Rock star Alice Cooper has rediscovered an Andy Warhol pice that had been sitting in the “School’s Out” singer’s storage locker for at least 40 years. The silkscreen, titled “Little Electric Chair” could be worth millions.

In an interview with The Guardian, Cooper’s long-time manager and music industry mogul Shep Gordon detailed the story behind the forgotten treasure.

The silkscreen, which is based off of a newspaper image of an electric chair from Sing Sing prison in New York, was originally gifted to Cooper by his girlfriend at the time Cindy Lang. Cooper, Lang, and Warhol were all friends, and Lang thought the image looked similar to a prop electric chair Cooper used on stage.

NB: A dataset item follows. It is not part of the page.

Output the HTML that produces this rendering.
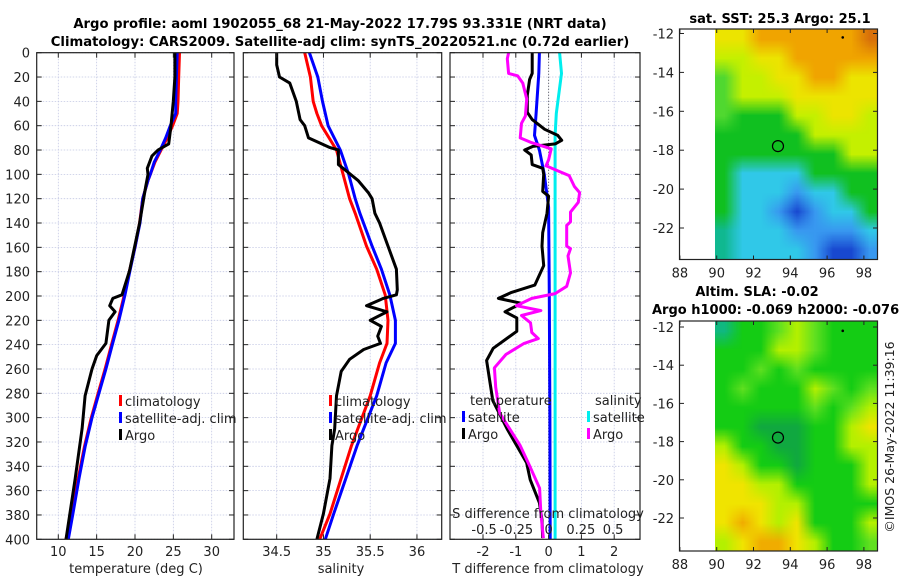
<!DOCTYPE html>
<html><head><meta charset="utf-8">
<style>
html,body{margin:0;padding:0;background:#fff;}
#wrap{position:relative;width:900px;height:580px;overflow:hidden;font-family:"DejaVu Sans","Liberation Sans",sans-serif;}
canvas{position:absolute;image-rendering:auto;}
svg{position:absolute;left:0;top:0;}
</style></head><body>
<div id="wrap">
<canvas id="sst" width="9" height="12" style="left:715px;top:29px;width:163px;height:230px"></canvas>
<canvas id="sla" width="9" height="12" style="left:715px;top:321px;width:163px;height:230px"></canvas>
<svg id="fig" width="900" height="580" viewBox="0 0 900 580"></svg>
</div>
<script>
// ---------- data ----------
const tDepths   = [0,20,40,50,60,70,80,90,100,105,120,140,160,179,199,220,241,260,282,300,324,350,379,400];
const tClim     = [25.8,25.7,25.6,25.5,24.9,24.2,23.4,22.6,22.0,21.7,21.0,20.6,20.0,19.3,18.6,17.8,16.9,16.1,15.1,14.3,13.4,12.6,11.7,11.0];
const tSat      = [25.5,25.4,25.3,25.3,24.6,24.0,23.3,22.5,22.0,21.7,21.0,20.65,20.0,19.35,18.7,17.9,17.0,16.2,15.2,14.4,13.5,12.7,11.9,11.3];
const argoTDepth= [0,20,40,60,75,80,85,95,100,110,140,179,199,202,208,213,220,239,249,260,282,309,350,400];
const argoT     = [25.2,25.2,25.0,24.7,24.4,23.0,22.2,21.6,21.7,21.4,20.6,19.3,18.3,17.1,16.7,17.4,16.6,16.2,15.0,14.4,13.5,13.1,12.2,11.0];

const sDepths   = [0,20,40,50,60,80,100,120,132,159,178,199,220,239,255,282,323,379,400];
const sClim     = [34.80,34.86,34.89,34.93,34.98,35.14,35.21,35.28,35.34,35.46,35.57,35.66,35.69,35.68,35.60,35.50,35.30,35.07,34.96];
const sSat      = [34.85,34.94,34.99,35.02,35.05,35.18,35.27,35.34,35.39,35.52,35.62,35.71,35.77,35.77,35.67,35.57,35.36,35.11,35.02];
const argoSDepth= [0,10,20,25,40,55,60,70,78,80,88,92,95,105,115,120,132,140,159,178,195,199,202,208,213,220,225,233,239,244,252,262,282,309,323,350,379,400];
const argoS     = [34.50,34.50,34.53,34.64,34.71,34.75,34.80,34.84,35.07,35.16,35.16,35.16,35.21,35.37,35.48,35.52,35.55,35.60,35.69,35.78,35.79,35.78,35.64,35.46,35.68,35.50,35.62,35.58,35.61,35.43,35.28,35.19,35.14,35.12,35.09,35.07,35.00,34.93];

const dDepths   = [0,17,50,68,80,100,127,200,300,400];
const dTSat     = [-0.28,-0.3,-0.38,-0.43,-0.28,-0.13,0,0.02,0.04,0.05];
const dSSat     = [0.085,0.1,0.06,0.05,0.05,0.05,0.05,0.05,0.05,0.05];
const dTArgoDepth=[0,17,22,35,49,55,63,68,72,75,77,80,84,92,95,100,114,118,132,148,159,175,191,197,202,206,213,218,229,235,243,253,269,286,310,337,351,370,384,399];
const dTArgo    = [-0.5,-0.5,-0.58,-0.65,-0.65,-0.5,-0.12,0.28,0.4,0.2,-0.48,-0.73,-0.53,-0.5,-0.18,-0.15,-0.18,0,-0.05,-0.18,-0.2,-0.15,-0.42,-1.13,-1.53,-0.83,-1.33,-0.97,-0.97,-1.28,-1.69,-1.89,-1.8,-1.7,-1.25,-0.67,-0.56,-0.28,-0.2,-0.18];
const dSArgoDepth=[0,5,17,19,25,38,52,58,70,74,79,88,93,97,101,110,115,123,131,139,142,159,161,167,181,192,198,202,208,212,216,222,230,235,239,248,259,275,296,323,339,358,379,399];
const dSArgo    = [-0.31,-0.32,-0.31,-0.24,-0.2,-0.17,-0.18,-0.21,-0.22,-0.13,0.02,0,-0.02,0.07,0.16,0.2,0.24,0.23,0.17,0.17,0.14,0.14,0.17,0.15,0.17,0.14,0.05,-0.13,-0.25,-0.06,-0.21,-0.14,-0.13,-0.08,-0.19,-0.33,-0.42,-0.41,-0.38,-0.22,-0.15,-0.07,-0.06,-0.04];

const depthTicks = [0,20,40,60,80,100,120,140,160,180,200,220,240,260,280,300,320,340,360,380,400];
const tTicks = [10,15,20,25,30];
const sTicks = [34.5,35,35.5,36];
const dTTicks = [-2,-1,0,1,2];
const dSTicks = [-0.5,-0.25,0,0.25,0.5];
const dSTickLabels = ["-0.5","-0.25","0","0.25","0.5"];
const latTicks = [-12,-14,-16,-18,-20,-22];
const lonTicks = [88,90,92,94,96,98];

const sstGrid = ["YYOOOOOOD","LLYYOOOOO","gLLYYOOYY","gLLLYYYYY","gGGGLLYYL","GGGGGLLLL","GGGGGGGLL","GCCCCGGGG","GCCCBCCGG","GCCBNBCCG","TCCCBBBBC","TCCCCBNNB"];
const sstPal = {O:"#f0a400",D:"#d8700a",Y:"#ece400",L:"#c4f000",g:"#50d830",G:"#10c020",T:"#10b890",C:"#30c8e8",B:"#3898f0",N:"#1848d0"};
const slaGrid = ["TGGgLgGGG","GGGLLgGGG","GGgGgGGGG","GgGGGLgGg","GGGGGgGgL","GGdddGGLY","LGGddGGLL","YLGGdGGGL","YYLLGGGGL","YYYLLGGGG","YOYLYGGGL","LYOOYLGGg"];
const slaPal = {G:"#14cc14",g:"#60e020",L:"#b4f000",Y:"#f0e400",O:"#f0ac00",T:"#10b880",d:"#10a840"};

// ---------- drawing ----------
const NS="http://www.w3.org/2000/svg";
const svg=document.getElementById('fig');
function el(tag,attrs,parent){const e=document.createElementNS(NS,tag);for(const k in attrs)e.setAttribute(k,attrs[k]);(parent||svg).appendChild(e);return e;}
function txt(s,x,y,attrs,parent){const e=el('text',Object.assign({x:x,y:y,'font-size':13,fill:'#222'},attrs||{}),parent);e.textContent=s;return e;}

const top0=52.7, bot0=539.3;
const yD=d=>top0+(bot0-top0)*d/400;
const xT=v=>58.3+(v-10)*7.67;
const xS=v=>276.7+(v-34.5)*93.5;
const xDT=v=>548.6+v*32.8;
const xDS=v=>548.6+v*129;

function panel(name,x0,x1,xticks,xf){
  const g=el('g',{},svg);
  
  
  depthTicks.forEach(d=>{el('line',{x1:x0,x2:x1,y1:yD(d),y2:yD(d),stroke:'#c4c8e4','stroke-width':0.8,'stroke-dasharray':'1.5 1.5'},g);});
  xticks.forEach(v=>{el('line',{x1:xf(v),x2:xf(v),y1:top0,y2:bot0,stroke:'#c4c8e4','stroke-width':0.8,'stroke-dasharray':'1.5 1.5'},g);});
  return g;
}
function frame(g,x0,x1,xticks,xf){
  el('rect',{x:x0,y:top0,width:x1-x0,height:bot0-top0,fill:'none',stroke:'#222','stroke-width':1.2},g);
  depthTicks.forEach(d=>{el('line',{x1:x0,x2:x0+5,y1:yD(d),y2:yD(d),stroke:'#222'},g);el('line',{x1:x1-5,x2:x1,y1:yD(d),y2:yD(d),stroke:'#222'},g);});
  xticks.forEach(v=>{el('line',{x1:xf(v),x2:xf(v),y1:top0,y2:top0+5,stroke:'#222'},g);el('line',{x1:xf(v),x2:xf(v),y1:bot0-5,y2:bot0,stroke:'#222'},g);});
}
function line(g,name,xs,ds,xf,color,w){
  const p=xs.map((v,i)=>xf(v).toFixed(1)+','+yD(ds[i]).toFixed(1)).join(' ');
  const e=el('polyline',{points:p,fill:'none',stroke:color,'stroke-width':w||3,'stroke-linejoin':'round'},g);
  
  
  return e;
}
function legendEntry(g,name,label,x,y,color){
  const lg=el('g',{},g);
  
  
  el('rect',{x:x,y:y-11,width:3,height:11,fill:color},lg);
  txt(label,x+6,y,{'font-size':13},lg);
}

// Panel 1
let g1=panel('temperature-panel',36.7,234,tTicks,xT);
line(g1,'temp-climatology-line',tClim,tDepths,xT,'#ff0000');
line(g1,'temp-satellite-line',tSat,tDepths,xT,'#0000ff');
line(g1,'temp-argo-line',argoT,argoTDepth,xT,'#000000');
frame(g1,36.7,234,tTicks,xT);
depthTicks.forEach(d=>{const t=txt(String(d),30,yD(d)+5,{'text-anchor':'end'});});
tTicks.forEach(v=>{const t=txt(String(v),xT(v),556,{'text-anchor':'middle'});});
let xt1=txt('temperature (deg C)',136,573,{'text-anchor':'middle'});

legendEntry(g1,'legend-climatology','climatology',119,406,'#ff0000');
legendEntry(g1,'legend-satellite-adj','satellite-adj. clim',119,423,'#0000ff');
legendEntry(g1,'legend-argo','Argo',119,440,'#000000');

// Panel 2
let g2=panel('salinity-panel',243.3,441.7,sTicks,xS);
line(g2,'sal-climatology-line',sClim,sDepths,xS,'#ff0000');
line(g2,'sal-satellite-line',sSat,sDepths,xS,'#0000ff');
line(g2,'sal-argo-line',argoS,argoSDepth,xS,'#000000');
frame(g2,243.3,441.7,sTicks,xS);
sTicks.forEach(v=>{const t=txt(String(v),xS(v),556,{'text-anchor':'middle'});});
let xt2=txt('salinity',341,573,{'text-anchor':'middle'});

legendEntry(g2,'legend-climatology-2','climatology',329,406,'#ff0000');
legendEntry(g2,'legend-satellite-adj-2','satellite-adj. clim',329,423,'#0000ff');
legendEntry(g2,'legend-argo-2','Argo',329,440,'#000000');

// Panel 3
let g3=panel('difference-panel',450,640,dTTicks,xDT);
el('line',{x1:xDT(0),x2:xDT(0),y1:top0,y2:bot0,stroke:'#555','stroke-width':1,'stroke-dasharray':'1 2'},g3);
line(g3,'dt-satellite-line',dTSat,dDepths,xDT,'#0000ff');
line(g3,'ds-satellite-line',dSSat,dDepths,xDS,'#00eeee');
line(g3,'dt-argo-line',dTArgo,dTArgoDepth,xDT,'#000000');
line(g3,'ds-argo-line',dSArgo,dSArgoDepth,xDS,'#ff00ff');
frame(g3,450,640,dTTicks,xDT);
dTTicks.forEach(v=>{const t=txt(String(v),xDT(v),556,{'text-anchor':'middle'});});
dSTicks.forEach((v,i)=>{const t=txt(dSTickLabels[i],xDS(v),534,{'text-anchor':'middle'});});
let xt3=txt('T difference from climatology',548,573,{'text-anchor':'middle'});

let xt4=txt('S difference from climatology',548,518,{'text-anchor':'middle'});

txt('temperature',470,405,{});
txt('salinity',595,405,{});
legendEntry(g3,'legend-t-satellite','satellite',462,422,'#0000ff');
legendEntry(g3,'legend-t-argo','Argo',462,439,'#000000');
legendEntry(g3,'legend-s-satellite','satellite',587,422,'#00eeee');
legendEntry(g3,'legend-s-argo','Argo',587,439,'#ff00ff');

// Titles
let t1=txt('Argo profile: aoml 1902055_68 21-May-2022 17.79S 93.331E (NRT data)',340,28,{'text-anchor':'middle','font-weight':'bold','font-size':13.2,fill:'#000'});

let t2=txt('Climatology: CARS2009. Satellite-adj clim: synTS_20220521.nc (0.72d earlier)',340,46,{'text-anchor':'middle','font-weight':'bold','font-size':13.2,fill:'#000'});


// Maps
function paint(id,grid,pal){const c=document.getElementById(id).getContext('2d');grid.forEach((row,r)=>{[...row].forEach((ch,i)=>{c.fillStyle=pal[ch];c.fillRect(i,r,1,1);});});}
paint('sst',sstGrid,sstPal);paint('sla',slaGrid,slaPal);
const xLon=v=>716.7+(v-90)*18.4;
function mapAxes(name,topY,botY,lat12,lat22){
  const g=el('g',{},svg);
  
  
  const yLat=v=>lat12+(v+12)*(lat22-lat12)/(-10);
  el('rect',{x:679.5,y:topY,width:198,height:botY-topY,fill:'none',stroke:'#222','stroke-width':1.2},g);
  latTicks.forEach(v=>{el('line',{x1:679.5,x2:684,y1:yLat(v),y2:yLat(v),stroke:'#222'},g);el('line',{x1:873,x2:877.5,y1:yLat(v),y2:yLat(v),stroke:'#222'},g);txt(String(v),674,yLat(v)+5,{'text-anchor':'end'},g);});
  lonTicks.forEach(v=>{el('line',{x1:xLon(v),x2:xLon(v),y1:botY-4,y2:botY,stroke:'#222'},g);el('line',{x1:xLon(v),x2:xLon(v),y1:topY,y2:topY+4,stroke:'#222'},g);txt(String(v),xLon(v),botY+18,{'text-anchor':'middle'},g);});
  el('circle',{cx:xLon(93.33),cy:yLat(-17.79),r:5.5,fill:'none',stroke:'#000','stroke-width':1.2},g);
  el('circle',{cx:xLon(96.85),cy:yLat(-12.2),r:1.3,fill:'#000'},g);
}
mapAxes('sst-map-axes',29,259.5,33.5,228);
mapAxes('sla-map-axes',321,551,327,518);
let m1=txt('sat. SST: 25.3 Argo: 25.1',780,23,{'text-anchor':'middle','font-weight':'bold',fill:'#000'});

let m2=txt('Altim. SLA: -0.02',757,296,{'text-anchor':'middle','font-weight':'bold',fill:'#000'});

let m3=txt('Argo h1000: -0.069 h2000: -0.076',652,314,{'font-weight':'bold',fill:'#000'});

let cp=txt('©IMOS 26-May-2022 11:39:16',0,0,{'text-anchor':'middle',transform:'translate(894,437) rotate(-90)','font-size':12.5});

</script>
</body></html>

“It was back in ’72 and Alice had moved to New York with his girlfriend Cindy Lang,” Gordon told The Guardian. “Andy was kind of a groupie and so was Alice. They loved famous people. So they started a relationship, and they loved to hang out.”

Lang approached Gordon and asked him for the $2,500 Warhol asked for the print.

“It was a rock ‘n’ roll time, none of us thought about anything,” Gordon said. “[Cooper] ends up going to an insane asylum for his drinking and leaves New York for L.A.”

“Alice says he remembers having a conversation with Warhol about the picture. He thinks the conversation was real, but he couldn’t put his hand on a Bible and say that it was.”

The piece ended up in storage with some of Cooper’s touring equipment, where it stayed, rolled up in a tube, for nearly 40 years.

Four years ago, Gordon was advised by a friend to retrieve it after hearing that a print from the same collection – Warhol’s Death and Disaster series – sold for more than $11 million.

While the Warhol piece still remains in storage – after finding out how much it was worth, Cooper didn’t feel comfortable hanging it in his home – it may not be for long. The 22×28 inch piece is unsigned and will need to be authenticated before it can be sold, especially for such a high buying price.

The Andy Warhol Foundation for the Visual Arts, the organization that used to be responsible for authenticating Warhol paintings, stopped authenticating work in 2011 after a legal dispute.

“I’m 100 percent [sure that it’s authentic],” Richard Polsky told The Guardian. “it looks right, and the story just makes too much sense. It’s hard to appreciate how little Warhol’s art was worth at the time. Twenty-five hundred was the going rate at the time.”

“Why would Andy give him a fake.”

According to Gordon, Cooper may consider hanging the piece up in his home when he returns from his tour in December.